Brant Choate, the director of rehabilitative programs for the California Department of Corrections and Rehabilitation, said that while “there is no special sauce for keeping people out of prison,” arts programs “create a neutral zone” in places where people are usually divided by race or gang affiliation. And in that neutral zone, Choate said, they can change.

For Denise Herz, a criminology professor at Cal State Los Angeles, the healing-centered approach of Words Uncaged allows inmates “to create a new narrative of who they are and how they want to give back,” she said. “Accountability turns into advocacy.”

None of the more than 100 Words Uncaged participants who have been released from prison have been reincarcerated, Roy said. Many counsel young people. Webb said that this was his post-prison dream: “I can talk to kids. I can be of service.”

But Dowling, the University of San Francisco professor, made a different point. “Why are we surprised there’s talent and imagination?” she asked. “We’ve been fed so much misinformation about people in prison. The rehabilitation is reciprocal, really. We on the outside need it too.”

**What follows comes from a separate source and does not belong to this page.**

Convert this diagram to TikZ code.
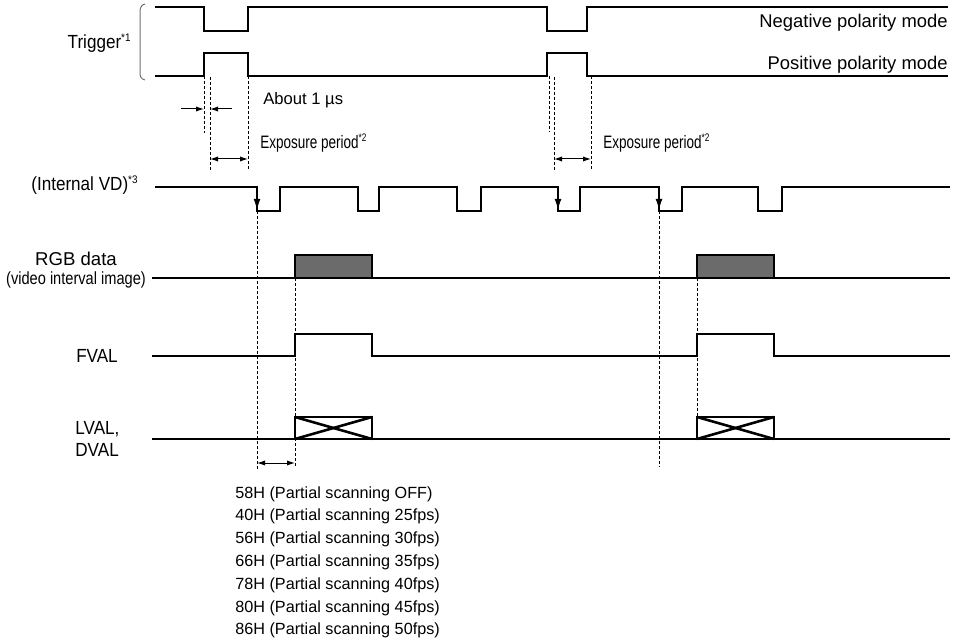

In the parking lot after the show, Chamblas looked a little wistful. Earlier, he had told me about being in Paris, directing a fashion video for Chanel, and flying back in the middle of the shoot so he wouldn’t miss the weekly class at the prison. “These are the best people I know in LA,” he said.

Gales told me of his plans to break into the movie and fashion business and said he spent a lot of time with Chamblas’ family. (“That’s my boy, I’m always at his house.”)

As I drove away, the image from the performance that replayed in my mind was of the man running in circles. Inside the prison, the freedom of that simple motion had felt shocking, and now the meaning rippled outward. The man was Webb. He is eligible for parole in 2031.